- Born: Muriel Dockendorff Navarrete 2 March 1951 Temuco, Chile
- Disappeared: 6 August 1974 (aged 23) 280 Marconi, Santiago, Chile
- Political party: Revolutionary Left Movement
- Spouse: Juan Molina Manzor ​(m. 1973)​

= Muriel Dockendorff =

Chilean student (1951 – disappeared 1974)

Muriel Dockendorff Navarrete (2 March 1951 – disappeared 6 August 1974) was a Chilean student and member of the Revolutionary Left Movement (MIR). Arrested at her home by the Dirección de Inteligencia Nacional (DINA), Dockendorff was enforceably disappeared as part of Operation Colombo.

==Early life and education==
Dockendorff was born on 2 March 1951 in Temuco to Tomás Dockendorff Mulsow and Ana Maria Navarrete Mulsow. Initially studying social work at the University of Temuco, Dockendorff later studied economics at the University of Concepción.

Whilst studying at the University of Concepción Dockendorff became a MIR student leader. During the 1973 Chilean coup d'état Dockendorff was in Santiago. Dockendorff decided not to return to Concepción due to safety concerns.

==Arrests==
In June 1974, Dockendorff and her husband Juan Molina Manzor were arrested by the Chilean Air Force (FACh) at their home at 280 Marconi, Santiago. Dockendorff was interrogated but later released whilst Molina remained in custody. On 6 August 1974, Dockendorff was arrested at home by DINA agents Osvaldo Romo and Marcia Alejandra Merino. Dockendorff was arrested the same day as María Angélica Andreoli Bravo, the secretary to the MIR political commission. Both of Dockendorff and Andreoli's names had been forcefully given up by Marcia Merino (known as Flaca Alejandra) under torture.
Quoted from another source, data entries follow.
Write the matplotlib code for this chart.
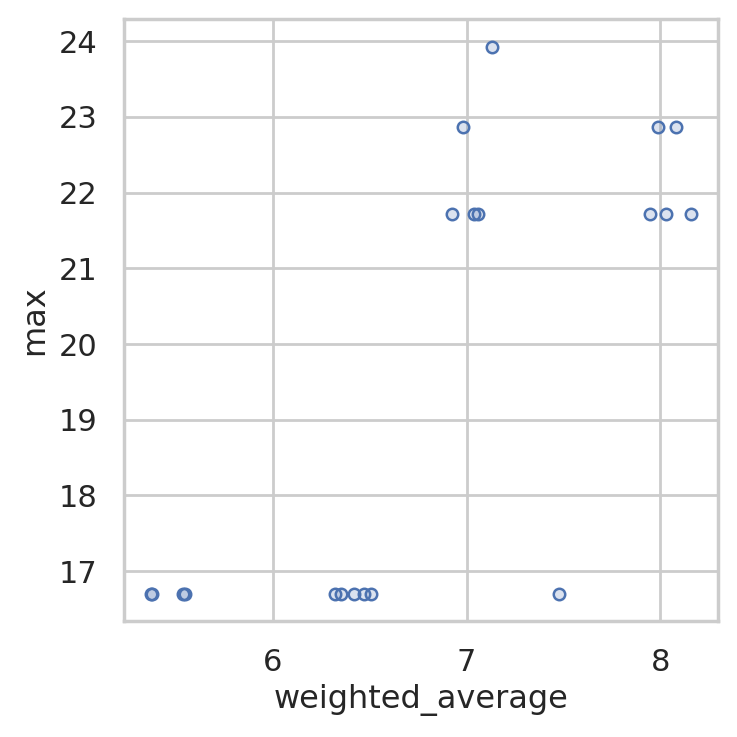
import matplotlib
matplotlib.use("Agg")
import matplotlib.pyplot as plt
import seaborn as sns
import numpy as np

sns.set_theme(style="whitegrid")

weighted_average = [5.370, 5.376, 5.535, 5.545, 6.321, 6.352, 6.418, 6.472, 6.507, 7.476,
                    6.923, 7.038, 7.060, 7.947, 8.031, 8.158,
                    6.983, 7.991, 8.079,
                    7.131]
max_vals = [16.70]*10 + [21.72]*6 + [22.87]*3 + [23.93]

fig, ax = plt.subplots(figsize=(3.685, 3.685), dpi=200)
ax.scatter(weighted_average, max_vals, s=17, facecolor=(0.298, 0.447, 0.690, 0.2),
           edgecolor="#4C72B0", linewidth=0.9)
ax.set_xlabel("weighted_average", fontsize=11.5, labelpad=2.8)
ax.set_ylabel("max", fontsize=11.5, labelpad=3.0)
ax.set_xticks([6, 7, 8])
fig.subplots_adjust(left=0.168, right=0.974, top=0.974, bottom=0.157)
fig.savefig("out.png", dpi=200)
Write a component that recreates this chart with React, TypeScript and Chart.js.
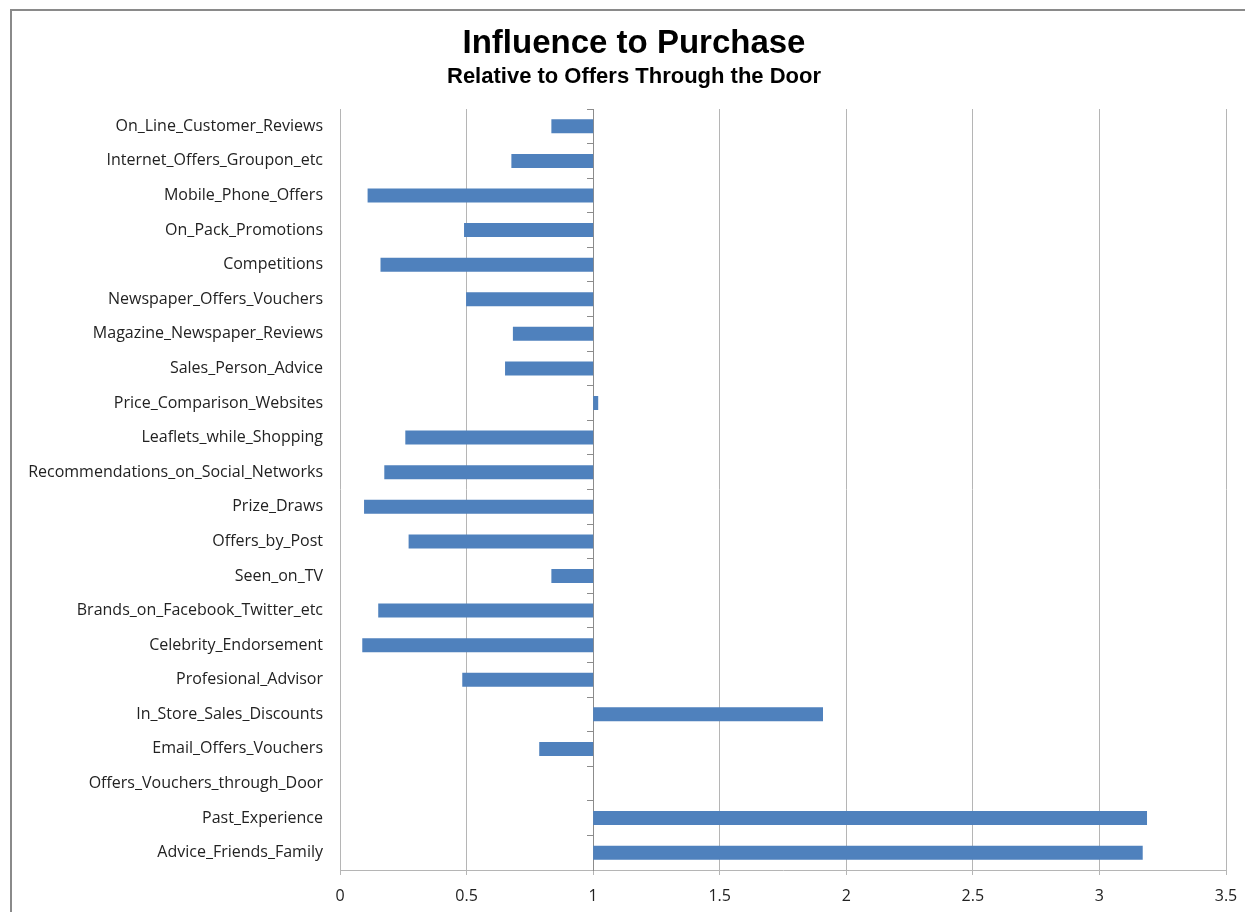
import React, { useEffect, useRef } from "react";
import { Chart, registerables } from "chart.js";
Chart.register(...registerables);

const titleText = "Influence to Purchase";
const subtitleText = "Relative to Offers Through the Door";

const categories = [
  "On_Line_Customer_Reviews",
  "Internet_Offers_Groupon_etc",
  "Mobile_Phone_Offers",
  "On_Pack_Promotions",
  "Competitions",
  "Newspaper_Offers_Vouchers",
  "Magazine_Newspaper_Reviews",
  "Sales_Person_Advice",
  "Price_Comparison_Websites",
  "Leaflets_while_Shopping",
  "Recommendations_on_Social_Networks",
  "Prize_Draws",
  "Offers_by_Post",
  "Seen_on_TV",
  "Brands_on_Facebook_Twitter_etc",
  "Celebrity_Endorsement",
  "Profesional_Advisor",
  "In_Store_Sales_Discounts",
  "Email_Offers_Vouchers",
  "Offers_Vouchers_through_Door",
  "Past_Experience",
  "Advice_Friends_Family",
];

const influence = [
  0.835, 0.677, 0.109, 0.49, 0.16, 0.498, 0.683, 0.652, 1.02, 0.258, 0.175,
  0.095, 0.271, 0.835, 0.151, 0.088, 0.483, 1.908, 0.787, 1.0, 3.188, 3.171,
];

const baseline = 1;
const xMin = 0;
const xMax = 3.5;
const xStep = 0.5;

export default function App() {
  const ref = useRef<HTMLCanvasElement | null>(null);

  useEffect(() => {
    if (!ref.current) return;
    const labelFont = { family: "Open Sans", size: 16 };
    const chart = new Chart(ref.current, {
      type: "bar",
      data: {
        labels: categories,
        datasets: [
          {
            label: "Influence",
            data: influence.map((v) => [baseline, v]) as any,
            backgroundColor: "#4F81BD",
            borderWidth: 0,
            barPercentage: 0.405,
            categoryPercentage: 1,
            yAxisID: "y",
          },
        ],
      },
      options: {
        indexAxis: "y",
        animation: false,
        responsive: false,
        layout: { padding: { left: 42, right: 19, top: 0, bottom: 0 } },
        plugins: {
          legend: { display: false },
          tooltip: { enabled: false },
          title: {
            display: true,
            text: titleText,
            color: "#000",
            font: { family: "Liberation Sans", size: 33, weight: "bold" },
            padding: { top: 24, bottom: 0 },
          },
          subtitle: {
            display: true,
            text: subtitleText,
            color: "#000",
            font: { family: "Liberation Sans", size: 22, weight: "bold" },
            padding: { top: 0, bottom: 19 },
          },
        },
        scales: {
          x: {
            type: "linear",
            min: xMin,
            max: xMax,
            ticks: {
              stepSize: xStep,
              color: "#222",
              font: labelFont,
              padding: 12,
              callback: (v: any) => String(Number(v)),
            },
            grid: {
              color: "#b5b5b5",
              lineWidth: 1,
              drawTicks: true,
              tickLength: 5,
            },
            border: { display: true, color: "#b5b5b5" },
            afterFit: (s: any) => {
              s.height = 42;
              s.paddingRight = 19;
            },
          },
          y: {
            type: "category",
            position: "left",
            ticks: { color: "#222", font: labelFont, padding: 17 },
            grid: { display: false, drawTicks: false },
            border: { display: false },
            afterFit: (s: any) => {
              s.width = 298;
              // let long category labels extend past the scale box
              s._computeLabelArea = () => undefined;
            },
          },
          y2: {
            type: "category",
            position: { x: baseline } as any,
            offset: true,
            ticks: { display: false },
            grid: {
              offset: true,
              drawOnChartArea: false,
              drawTicks: true,
              tickLength: 6,
              color: "#8c8c8c",
            },
            border: { display: true, color: "#8c8c8c" },
          },
        },
      } as any,
    });
    return () => chart.destroy();
  }, []);

  return (
    <div
      style={{
        position: "fixed",
        left: 0,
        top: 0,
        width: 1245,
        height: 912,
        background: "#fff",
        overflow: "hidden",
      }}
    >
      <div
        style={{
          position: "absolute",
          left: 10,
          top: 9,
          width: 1400,
          height: 1100,
          borderTop: "2px solid #8a8a8a",
          borderLeft: "2px solid #8a8a8a",
        }}
      />
      <canvas
        ref={ref}
        width={1245}
        height={912}
        style={{ position: "absolute", left: 0, top: 0, width: 1245, height: 912 }}
      />
    </div>
  );
}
Dockendorff was first taken to Londres 38. Dockendorff is known to have shared a cell with María Cristina López Stewart, Patricia Peña Solari and Sonia Bustos Reyes in September 1974. Dockendorff was later held at Villa Grimaldi and Tres Álamos before being held at Cuatro Álamos from where she disappeared.

===Operation Colombo===
As part of Operation Colombo, in July 1975 Dockendorff's name appeared on a fictitious list of 119 Chileans who had allegedly died in clashes in Argentina and Brazil.

==Personal life==
On 2 May 1973, Dockendorff married Juan Molina Manzor, a fellow economics student at the University of Concepción.